Saturday, January 18, 2025

Is It Luck?

Sometimes people don’t know what to say when they learn we adopted three girls.  Other times people genuinely mean to say that the girls are lucky we adopted them.  And I cringe every time. 


My oldest daughter has surging feelings whenever she hears it.  Who would call a child born positive for drugs lucky? Or one raised in an abusive or neglectful home?  What is lucky about living in an apartment with an empty fridge or maggots in the corners? And most universal to adoption stories, what child is lucky to lose his or her first family?
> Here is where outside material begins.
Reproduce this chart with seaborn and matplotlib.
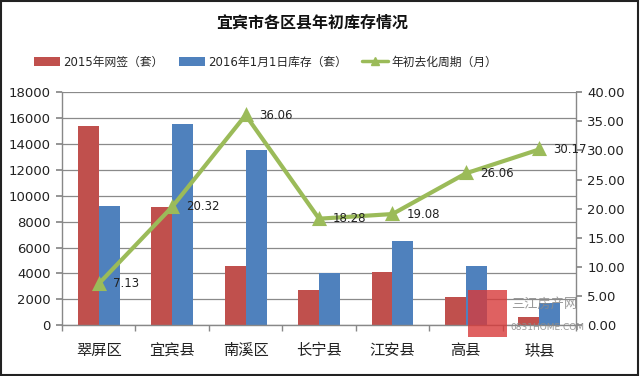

It’s best not to suggest to our firstborns that their younger siblings are lucky.

My thoughts on it are a little different.  First, I rarely use the term lucky for any situation.  I don’t believe in luck.  Setting it aside and dealing with the actual intent of the statement, I am equally uncomfortable with my littles being called lucky.  While my oldest girl focuses on the circumstances that allowed us to adopt, I am acutely aware of my failings.  I am not a perfect mom.  I am not a perfect anything.  That might seem trite or inspire an eyeroll, but I am being very serious.  These girls have been through enough; they don’t need a lousy mom.  I’m aware of how frequently I mess up and can make myself crazy thinking about the ways I may be messing up without knowing about it!  What’s lucky about being raised by someone like that?

My sister has another perspective.  Her mouth is too colorful to quote, so I will paraphrase. She says we retired and could have followed the American Dream scheme and lived a lifestyle that didn’t include scraping money together or doing without some luxuries we ‘earned.’  Our daily life could have been my pursuing a career in my interests and my husband enjoying well-deserved rest.  We could travel and dance and play.  We could have a disposable income!

Instead, we decided to jump back into the thick of child-rearing at the cusp of empty nesting.  These girls have been through trauma—and so have countless others.  Some of those others won’t be adopted.  They won’t land in a permanent place with people they can call their own.  In her more aggressively-phrased way, my sister says we’re freaking amazing (but she didn’t say freaking).

That makes me so uncomfortable!  I was uncomfortable enough to end the conversation, and very uncomfortable writing it here. The good that comes from it is a determination to make my life agree with her assessment.  I pray, “Let it be, Lord!”  Let me be freaking amazing! Let the girls be blessed with a healthy permanent family to change their statistical trajectory.  And, Lord—Lord—please save those masses of other kids who need the same!